Mostly, it failed. Almost all we “superwomen” of the sixties wound up divorced. It turns out, we weren’t super. No one can do it all. Something had to give. Typically, the marriage went first, but eventually, other things, too. For many, careers went down the tubes. Other women just ran for their lives or simply disappeared.

It didn’t seem like such a heavy load in the beginning. When you are young and have tons of energy, you bounce from the job to the kitchen with a supermarket in between, balancing childcare and work and a social life. But it grinds you down, even if you don’t notice the process. It’s like a potato being slowly peeled until one day, there’s no more potato.

Your partner doesn’t understand because it never seemed like a big deal. That’s what all the wives did. You were doing what you were supposed to do. Carrying on. Taking care of everyone. Knowing where the mittens were last seen, making sure the cupboards were full, know when who was supposed to be where and when.

Time has played havoc with much of that. These days, I can’t remember anything unless I write it down — and I have to first remember to write it down. Then I have to remember to look at the calendar because writing it down was just step one. Getting it done — the harder part — was steps two through however many more steps were required.

I don’t know if young women today see themselves as nurturers the way my generation did. Despite the grueling nature of the process, we were proud of our ability to balance everything and somehow, make it work. I don’t think they see their lives like that and that’s for the best.

It didn’t work out well for us and trying to recreate a reality that didn’t work before doesn’t seem likely to be any better now. The time has really come for an equal partnership where both members of a couple pull together. Willingly. And fairly.

The thing about women’s liberation is that it wasn’t freeing. It wasn’t liberating. What we won was the freedom to do everything and be good at it. Better at it than anyone else. Because being as good as the man next to you wasn’t good enough for a woman to make it.

We had to be better.

Author: Marilyn Armstrong

Writer, photography, blogger. Previously, technical writer. I am retired and delighted to be so. May I live long and write frequently.

31 thoughts on “CARRYING ON – Marilyn Armstrong”

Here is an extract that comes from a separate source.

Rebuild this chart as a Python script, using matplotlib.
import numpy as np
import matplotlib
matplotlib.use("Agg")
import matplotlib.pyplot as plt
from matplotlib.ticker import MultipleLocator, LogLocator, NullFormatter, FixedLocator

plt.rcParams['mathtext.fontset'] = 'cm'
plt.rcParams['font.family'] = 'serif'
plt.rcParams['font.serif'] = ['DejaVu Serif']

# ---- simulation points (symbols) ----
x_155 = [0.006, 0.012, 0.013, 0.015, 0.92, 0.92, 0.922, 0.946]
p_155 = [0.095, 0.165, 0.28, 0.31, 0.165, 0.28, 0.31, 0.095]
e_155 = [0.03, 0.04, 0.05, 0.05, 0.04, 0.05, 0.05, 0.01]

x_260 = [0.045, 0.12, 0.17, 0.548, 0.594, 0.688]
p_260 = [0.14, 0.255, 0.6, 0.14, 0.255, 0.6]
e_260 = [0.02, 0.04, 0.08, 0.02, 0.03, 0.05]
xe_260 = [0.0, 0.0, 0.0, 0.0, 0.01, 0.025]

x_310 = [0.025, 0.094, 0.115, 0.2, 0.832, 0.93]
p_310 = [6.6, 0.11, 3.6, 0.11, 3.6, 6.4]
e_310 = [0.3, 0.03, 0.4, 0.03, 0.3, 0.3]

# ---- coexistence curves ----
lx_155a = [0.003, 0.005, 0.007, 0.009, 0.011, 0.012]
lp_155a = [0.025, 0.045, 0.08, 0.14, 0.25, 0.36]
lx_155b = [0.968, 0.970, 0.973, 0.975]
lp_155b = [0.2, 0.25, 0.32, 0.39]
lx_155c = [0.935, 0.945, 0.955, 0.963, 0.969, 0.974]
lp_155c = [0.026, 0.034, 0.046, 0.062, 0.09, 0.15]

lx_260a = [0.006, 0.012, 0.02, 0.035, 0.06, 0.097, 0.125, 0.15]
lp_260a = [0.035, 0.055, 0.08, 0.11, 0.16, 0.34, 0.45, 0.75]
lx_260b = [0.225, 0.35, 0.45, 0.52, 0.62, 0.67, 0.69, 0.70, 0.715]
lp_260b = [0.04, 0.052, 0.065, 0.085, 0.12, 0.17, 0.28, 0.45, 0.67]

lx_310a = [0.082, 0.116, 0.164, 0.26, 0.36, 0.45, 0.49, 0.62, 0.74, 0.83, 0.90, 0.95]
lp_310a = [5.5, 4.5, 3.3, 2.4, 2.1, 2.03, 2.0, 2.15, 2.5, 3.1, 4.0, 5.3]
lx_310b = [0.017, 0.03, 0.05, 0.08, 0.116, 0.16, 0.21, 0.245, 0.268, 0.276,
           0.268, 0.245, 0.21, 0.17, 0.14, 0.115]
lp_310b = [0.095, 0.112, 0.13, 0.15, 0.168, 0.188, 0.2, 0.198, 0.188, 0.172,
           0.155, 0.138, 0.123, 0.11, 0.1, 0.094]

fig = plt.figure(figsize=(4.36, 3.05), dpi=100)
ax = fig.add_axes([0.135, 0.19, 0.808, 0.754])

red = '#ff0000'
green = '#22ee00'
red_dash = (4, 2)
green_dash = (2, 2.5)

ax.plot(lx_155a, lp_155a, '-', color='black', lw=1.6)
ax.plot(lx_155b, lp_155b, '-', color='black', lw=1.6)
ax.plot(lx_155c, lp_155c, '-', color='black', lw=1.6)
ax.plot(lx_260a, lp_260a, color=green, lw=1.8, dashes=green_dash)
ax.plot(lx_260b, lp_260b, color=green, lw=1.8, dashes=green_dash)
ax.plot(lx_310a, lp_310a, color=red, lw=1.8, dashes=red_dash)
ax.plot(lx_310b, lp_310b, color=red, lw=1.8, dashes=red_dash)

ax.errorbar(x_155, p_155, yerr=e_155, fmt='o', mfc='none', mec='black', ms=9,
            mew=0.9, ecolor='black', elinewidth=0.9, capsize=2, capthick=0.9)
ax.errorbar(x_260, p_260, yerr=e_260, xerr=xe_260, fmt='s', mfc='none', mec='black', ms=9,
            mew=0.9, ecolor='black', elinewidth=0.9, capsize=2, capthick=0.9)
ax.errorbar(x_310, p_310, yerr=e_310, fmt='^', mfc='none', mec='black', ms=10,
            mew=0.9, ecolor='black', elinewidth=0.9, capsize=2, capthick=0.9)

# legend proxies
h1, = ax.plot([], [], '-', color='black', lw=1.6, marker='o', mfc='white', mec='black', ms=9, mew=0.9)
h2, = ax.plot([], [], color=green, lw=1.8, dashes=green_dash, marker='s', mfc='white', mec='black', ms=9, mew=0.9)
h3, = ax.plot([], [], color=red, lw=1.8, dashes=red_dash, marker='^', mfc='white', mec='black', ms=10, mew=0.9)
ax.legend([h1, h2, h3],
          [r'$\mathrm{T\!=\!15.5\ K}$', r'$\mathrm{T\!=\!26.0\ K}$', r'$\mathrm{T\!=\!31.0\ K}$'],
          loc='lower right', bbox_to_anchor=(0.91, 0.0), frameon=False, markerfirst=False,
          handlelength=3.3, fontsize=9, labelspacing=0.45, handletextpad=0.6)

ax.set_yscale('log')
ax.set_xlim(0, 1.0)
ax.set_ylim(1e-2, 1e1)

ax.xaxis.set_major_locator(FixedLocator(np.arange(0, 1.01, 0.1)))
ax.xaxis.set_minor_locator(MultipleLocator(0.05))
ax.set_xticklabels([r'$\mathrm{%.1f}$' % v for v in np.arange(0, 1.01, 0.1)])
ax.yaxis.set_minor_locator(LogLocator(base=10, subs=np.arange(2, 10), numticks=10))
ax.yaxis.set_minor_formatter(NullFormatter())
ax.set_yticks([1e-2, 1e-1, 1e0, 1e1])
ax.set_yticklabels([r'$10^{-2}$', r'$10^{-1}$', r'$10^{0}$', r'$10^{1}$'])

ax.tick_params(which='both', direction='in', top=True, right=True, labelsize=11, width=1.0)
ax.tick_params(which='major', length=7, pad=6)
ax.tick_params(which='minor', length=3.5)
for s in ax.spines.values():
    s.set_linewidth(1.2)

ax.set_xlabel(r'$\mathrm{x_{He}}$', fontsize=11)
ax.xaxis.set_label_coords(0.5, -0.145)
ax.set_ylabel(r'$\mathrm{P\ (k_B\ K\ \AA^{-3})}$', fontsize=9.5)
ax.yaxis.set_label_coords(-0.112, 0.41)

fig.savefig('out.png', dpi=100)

  1. One of the first woman/mayors of Ottawa said very much what you just said, Marilyn. “Whatever women do they must do twice as well as men to be thought half as good. Luckily, this is not difficult.”


  2. I just did it, because someone had to and I had the logistics to organise at home. Mr. Swiss and his job just came first. Today i do what is to do. I have to try and overcome my handicaps due to MS, but I refuse to let them take over my life. Everything now goes in slow motion, but I do not havevto hurry. There is always an open question „what if“, but I push it on one side


    1. It is age-related. I suggested to my doctor that i must be beginning the long drop to dementia and he laughed heartily. “You are,” he said, “the least demented person I know.”

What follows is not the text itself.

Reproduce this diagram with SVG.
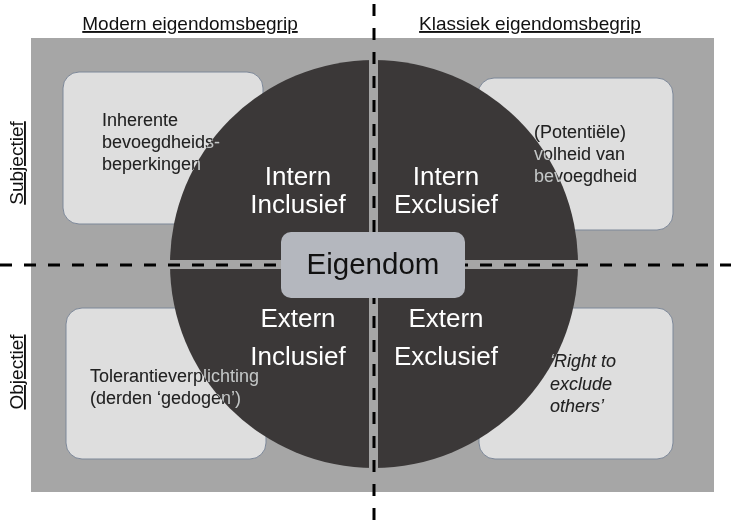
<svg xmlns="http://www.w3.org/2000/svg" width="731" height="520" viewBox="0 0 731 520">
<style>
text{font-family:"Liberation Sans",Arial,sans-serif}
.hdr{font-size:19px;fill:#111;text-decoration:underline}
.box{fill:#dedede;stroke:#7d8899;stroke-width:1}
.bt{font-size:18px;fill:#fff;mix-blend-mode:difference}
.ql{font-size:26px;fill:#fff;text-anchor:middle}
.dash{stroke:#000;stroke-width:3;stroke-dasharray:12 12;fill:none}
</style>
<rect x="31" y="38" width="683" height="454" fill="#a6a6a6"/>
<g id="header">
<text class="hdr" x="190" y="30" text-anchor="middle">Modern eigendomsbegrip</text>
<text class="hdr" x="530" y="30" text-anchor="middle">Klassiek eigendomsbegrip</text>
<text class="hdr" transform="translate(23,163) rotate(-90)" text-anchor="middle">Subjectief</text>
<text class="hdr" transform="translate(23,372) rotate(-90)" text-anchor="middle">Objectief</text>
</g>
<g id="box-tl"><rect class="box" x="63" y="72" width="200" height="152" rx="16"/></g>
<g id="box-tr"><rect class="box" x="478" y="78" width="195" height="152" rx="16"/></g>
<g id="box-bl"><rect class="box" x="66" y="308" width="200" height="151" rx="16"/></g>
<g id="box-br"><rect class="box" x="479" y="308" width="194" height="151" rx="16"/></g>
<g id="circle">
<circle cx="374" cy="264" r="204" fill="#3b3838"/>
<rect x="369" y="58" width="9" height="412" fill="#a6a6a6"/>
<rect x="168" y="260" width="412" height="9" fill="#a6a6a6"/>
</g>
<g id="connectors">
<line class="dash" x1="374" y1="4" x2="374" y2="520"/>
<line class="dash" x1="0" y1="265" x2="731" y2="265"/>
</g>
<g id="quadrant-labels">
<text class="ql" x="298" y="185">Intern</text>
<text class="ql" x="298" y="213">Inclusief</text>
<text class="ql" x="446" y="185">Intern</text>
<text class="ql" x="446" y="213">Exclusief</text>
<text class="ql" x="298" y="327">Extern</text>
<text class="ql" x="298" y="365">Inclusief</text>
<text class="ql" x="446" y="327">Extern</text>
<text class="ql" x="446" y="365">Exclusief</text>
</g>
<g id="eigendom">
<rect x="281" y="232" width="184" height="66" rx="10" fill="#b4b7be"/>
<text x="373" y="274" text-anchor="middle" font-size="29.5" fill="#111">Eigendom</text>
</g>
<g id="box-texts">
<text class="bt" x="102" y="126">Inherente</text>
<text class="bt" x="102" y="148">bevoegdheids-</text>
<text class="bt" x="102" y="170">beperkingen</text>
<text class="bt" x="534" y="138">(Potentiële)</text>
<text class="bt" x="534" y="160">volheid van</text>
<text class="bt" x="534" y="182">bevoegdheid</text>
<text class="bt" x="90" y="382">Tolerantieverplichting</text>
<text class="bt" x="90" y="404">(derden ‘gedogen’)</text>
<text class="bt" x="550" y="367" font-style="italic">‘Right to</text>
<text class="bt" x="550" y="390" font-style="italic">exclude</text>
<text class="bt" x="550" y="412" font-style="italic">others’</text>
</g>
</svg>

      “But I forget everything in 15 seconds.”

      “That’s something else,” he said. Okay, then. Not demented. Just no memory.

      Liked by 1 person

  3. No, I don’t think the young women of today are the same kind of nurturer, WE gave them the gift of freedom to choose along with liberation and all that. Was it a good thing? Not necessarily.

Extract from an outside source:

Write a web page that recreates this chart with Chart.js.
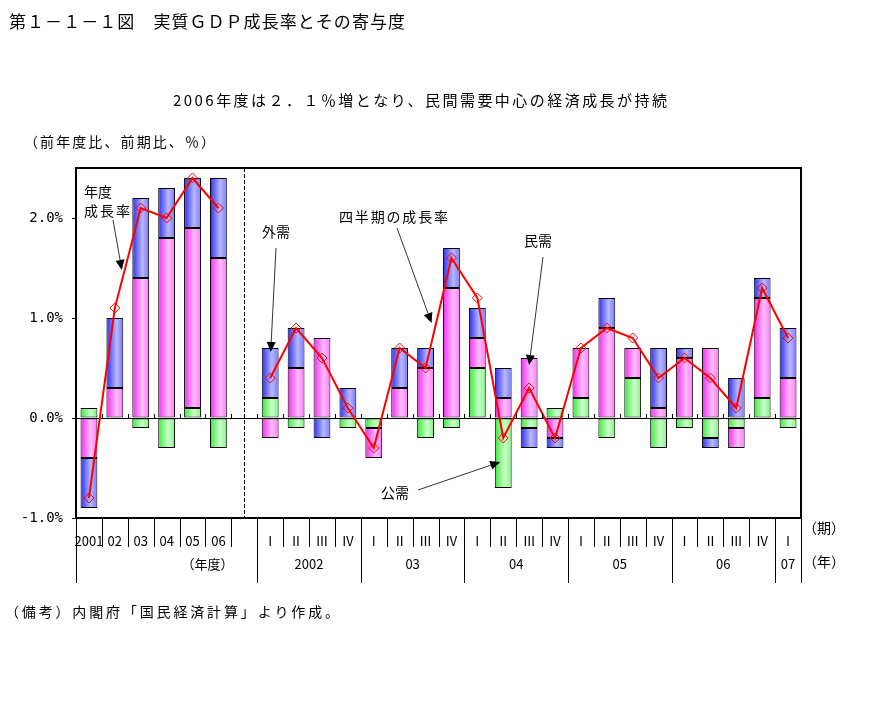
<!DOCTYPE html>
<html lang="ja">
<head>
<meta charset="utf-8">
<title>実質ＧＤＰ成長率とその寄与度</title>
<script src="https://cdn.jsdelivr.net/npm/chart.js@4.4.1/dist/chart.umd.min.js"></script>
<style>
  html, body { margin: 0; padding: 0; background: #fff; }
  #wrap { width: 881px; height: 715px; }
</style>
</head>
<body>
<div id="wrap"><canvas id="gdp" width="881" height="715"></canvas></div>
<script>
const FONT = '"Noto Sans CJK JP", "Noto Sans", sans-serif';

// categories: fiscal years, one blank spacer, then quarters 2002 I .. 2007 I
const annualLabels = ["2001", "02", "03", "04", "05", "06"];
const quarterLabels = [
    "Ⅰ", "Ⅱ", "Ⅲ", "Ⅳ", "Ⅰ", "Ⅱ", "Ⅲ", "Ⅳ", "Ⅰ", "Ⅱ", "Ⅲ", "Ⅳ",
    "Ⅰ", "Ⅱ", "Ⅲ", "Ⅳ", "Ⅰ", "Ⅱ", "Ⅲ", "Ⅳ", "Ⅰ",
];
const categories = [...annualLabels, "", ...quarterLabels];

const yearGroups = ["2002", "03", "04", "05", "06", "07"];
const yearGroupSizes = [4, 4, 4, 4, 4, 1];

// contributions (% points)
const publicDemand = [0.1, 0.0, -0.1, -0.3, 0.1, -0.3, null,
    0.2, -0.1, 0.0, -0.1,
    -0.1, 0.0, -0.2, -0.1,
    0.5, -0.7, -0.1, 0.1,
    0.2, -0.2, 0.4, -0.3,
    -0.1, -0.2, -0.1, 0.2,
    -0.1];
const privateDemand = [-0.4, 0.3, 1.4, 1.8, 1.8, 1.6, null,
    -0.2, 0.5, 0.8, 0.0,
    -0.3, 0.3, 0.5, 1.3,
    0.3, 0.2, 0.6, -0.2,
    0.5, 0.9, 0.3, 0.1,
    0.6, 0.7, -0.2, 1.0,
    0.4];
const externalDemand = [-0.5, 0.7, 0.8, 0.5, 0.5, 0.8, null,
    0.5, 0.4, -0.2, 0.3,
    0.0, 0.4, 0.2, 0.4,
    0.3, 0.3, -0.2, -0.1,
    0.0, 0.3, 0.0, 0.6,
    0.1, -0.1, 0.4, 0.2,
    0.5];
const growthRate = [-0.8, 1.1, 2.1, 2.0, 2.4, 2.1, null,
    0.4, 0.9, 0.6, 0.1,
    -0.3, 0.7, 0.5, 1.6,
    1.2, -0.2, 0.3, -0.2,
    0.7, 0.9, 0.8, 0.4,
    0.6, 0.4, 0.1, 1.3,
    0.8];

const yTicks = [-1, 0, 1, 2];

const BAR_FRAC = 0.65;

// horizontal shading like the original (dark edge -> light -> mid)
function barGradient(dark, light, mid) {
    return (ctx) => {
        const chart = ctx.chart;
        const xs = chart.scales.x;
        if (!xs || !chart.chartArea) return light;
        const w = xs.width / categories.length * BAR_FRAC;
        const cx = xs.getPixelForValue(ctx.dataIndex);
        const g = chart.ctx.createLinearGradient(cx - w / 2, 0, cx + w / 2, 0);
        g.addColorStop(0, dark);
        g.addColorStop(0.6, light);
        g.addColorStop(1, mid);
        return g;
    };
}

function fitText(c, text, left, y, width) {
    c.save();
    c.letterSpacing = "0px";
    const w0 = c.measureText(text).width;
    const n = [...text].length;
    const sp = n > 1 ? (width - w0) / (n - 1) : 0;
    c.letterSpacing = sp + "px";
    c.textAlign = "left";
    c.fillText(text, left, y);
    c.restore();
}

function arrow(c, x1, y1, x2, y2) {
    const a = Math.atan2(y2 - y1, x2 - x1);
    const L = 10, W = 4.5;
    const bx = x2 - L * Math.cos(a), by = y2 - L * Math.sin(a);
    c.save();
    c.strokeStyle = "#333";
    c.lineWidth = 1;
    c.beginPath(); c.moveTo(x1, y1); c.lineTo(bx, by); c.stroke();
    c.fillStyle = "#000";
    c.beginPath();
    c.moveTo(x2, y2);
    c.lineTo(bx + W * Math.sin(a), by - W * Math.cos(a));
    c.lineTo(bx - W * Math.sin(a), by + W * Math.cos(a));
    c.closePath();
    c.fill();
    c.restore();
}

const decorations = {
    id: "decorations",
    afterDraw(chart) {
        const c = chart.ctx;
        const xs = chart.scales.x, ys = chart.scales.y;
        const { left, right, top, bottom } = chart.chartArea;
        const slot = xs.width / categories.length;
        const px = i => xs.getPixelForValue(i);
        const y0 = ys.getPixelForValue(0);

        c.save();
        c.fillStyle = "#000";
        c.strokeStyle = "#000";
        c.textBaseline = "middle";

        // frame
        c.lineWidth = 2;
        c.strokeRect(left, top, right - left, bottom - top);

        // dashed divider in the spacer slot
        c.lineWidth = 1;
        c.setLineDash([4, 2]);
        c.beginPath();
        c.moveTo(Math.round(px(6)) + 0.5, top);
        c.lineTo(Math.round(px(6)) + 0.5, bottom);
        c.stroke();
        c.setLineDash([]);

        // small marks on the zero line
        c.beginPath();
        for (let i = 1; i < categories.length; i++) {
            const x = Math.round(left + i * slot) + 0.5;
            c.moveTo(x, y0 - 4);
            c.lineTo(x, y0);
        }
        c.stroke();

        // category separators below the axis
        const longAt = [0, 7];
        let acc = 7;
        yearGroupSizes.forEach(n => { acc += n; longAt.push(acc); });
        c.beginPath();
        for (let i = 0; i <= categories.length; i++) {
            const x = Math.round(left + i * slot) + 0.5;
            c.moveTo(x, bottom);
            c.lineTo(x, longAt.includes(i) ? 583 : 547);
        }
        c.stroke();

        // row 1: fiscal years / quarters
        c.font = "13px " + FONT;
        c.textAlign = "center";
        categories.forEach((lab, i) => {
            if (lab) c.fillText(lab, px(i), 541);
        });

        // row 2: year groups
        c.fillText("（年度）", (px(4) + px(5)) / 2 + 2, 564);
        let start = 7;
        yearGroups.forEach((g, k) => {
            const end = start + yearGroupSizes[k] - 1;
            c.fillText(g, (px(start) + px(end)) / 2, 564);
            start = end + 1;
        });
        c.font = "14px " + FONT;
        c.textAlign = "left";
        c.fillText("（期）", 803, 528);
        c.fillText("（年）", 803, 562);

        // titles and notes
        c.font = "17px " + FONT;
        fitText(c, "第１－１－１図　実質ＧＤＰ成長率とその寄与度", 9, 22, 396);
        c.font = "15px " + FONT;
        fitText(c, "2006年度は２．１％増となり、民間需要中心の経済成長が持続", 173, 100, 494);
        c.font = "14px " + FONT;
        fitText(c, "（前年度比、前期比、％）", 24, 142, 191);
        fitText(c, "（備考）内閣府「国民経済計算」より作成。", 5, 612, 334);

        // annotations
        c.font = "14px " + FONT;
        c.fillText("年度", 84, 192);
        fitText(c, "成長率", 84, 211, 46);
        c.fillText("外需", 262, 232);
        fitText(c, "四半期の成長率", 339, 217, 109);
        c.fillText("民需", 524, 241);
        c.fillText("公需", 381, 493);

        arrow(c, 113, 220, px(1) + 7, ys.getPixelForValue(1.48));
        arrow(c, 276, 248, px(7) + 0.5, ys.getPixelForValue(0.66));
        arrow(c, 397, 228, px(13) + 6, ys.getPixelForValue(0.95));
        arrow(c, 543, 257, px(17), ys.getPixelForValue(0.53));
        arrow(c, 418, 490, px(16) - 3, ys.getPixelForValue(-0.44));

        c.restore();
    },
};

const barCommon = {
    type: "bar",
    borderColor: "#000",
    borderWidth: 1,
    borderSkipped: false,
    barPercentage: BAR_FRAC,
    categoryPercentage: 1.0,
    order: 1,
};

new Chart(document.getElementById("gdp"), {
    data: {
        labels: categories,
        datasets: [
            {
                ...barCommon,
                label: "公需",
                data: publicDemand,
                backgroundColor: barGradient("#3ae83a", "#ccffcc", "#7cf57c"),
            },
            {
                ...barCommon,
                label: "民需",
                data: privateDemand,
                backgroundColor: barGradient("#f02cf0", "#ffbcff", "#ff78ff"),
            },
            {
                ...barCommon,
                label: "外需",
                data: externalDemand,
                backgroundColor: barGradient("#2c2cf0", "#b8b8ff", "#7878ff"),
            },
            {
                type: "line",
                label: "成長率",
                data: growthRate,
                stack: "growth",
                order: 0,
                borderColor: "#ff0000",
                borderWidth: 2,
                tension: 0,
                spanGaps: false,
                pointStyle: "rectRot",
                pointRadius: 5,
                pointBorderWidth: 1,
                pointBorderColor: "#ff0000",
                pointBackgroundColor: "rgba(0,0,0,0)",
            },
        ],
    },
    options: {
        responsive: false,
        animation: false,
        layout: { padding: { top: 168, right: 80, bottom: 197, left: 0 } },
        plugins: {
            legend: { display: false },
            tooltip: { enabled: false },
        },
        scales: {
            x: {
                stacked: true,
                offset: true,
                ticks: { display: false },
                grid: { display: false },
                border: { display: true, color: "#000", width: 2 },
                afterFit: s => { s.height = 0; },
            },
            y: {
                stacked: true,
                min: -1,
                max: 2.5,
                afterBuildTicks: s => { s.ticks = yTicks.map(v => ({ value: v })); },
                afterFit: s => { s.width = 76; },
                ticks: {
                    callback: v => v.toFixed(1) + "%",
                    font: { family: "DejaVu Sans Mono", size: 14 },
                    color: "#000",
                    padding: 9,
                },
                grid: {
                    color: c => (c.tick && c.tick.value === 0 ? "#000" : "rgba(0,0,0,0)"),
                    tickColor: "#000",
                    tickLength: 4,
                    lineWidth: 1,
                },
                border: { display: true, color: "#000", width: 2 },
            },
        },
    },
    plugins: [decorations],
});
</script>
</body>
</html>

    You wrote: “I used to do without even thinking about it become increasingly limited, I wonder what will happen if I can’t?” You said it yourself. You’ll just keep on keeping on.
    When hubby died suddenly I had nobody to take care of, to consider first and people kept saying “Now it’s YOUR turn to take care of YOU” and stuff like that. Made me twitchy. I still have trouble doing the taking care of me first bit because I was raised to expect to serve. My parents, my husband, my non-existent children (if I’d had any)…sometimes I think this state of limbo is a punishment of sorts for not having any. The next generation gives you something to nurture, doesn’t it? Grand children and all that?

    Good post and thought provoking. We did it all baby, but I wonder what we did to our selves that’s not repairable?


    1. We were raised for a world we no longer live in. And we raised children who aren’t quite fit to live in the world they DO live in. What a mess.

      And no, the grandkids grow up and live their own lives, often on another part of the continent. At some point, you are on your own. We get there in different ways, but we all get there.


  4. Those were exhausting years for women, trying to do it all seemed to be expected. Perhaps luckily for me, I was never a career minded woman. I worked because I wanted and needed to provide my share of funds to our budget. I enjoyed my job in the railways but it was not really a job with a “career path” and that was fine with me.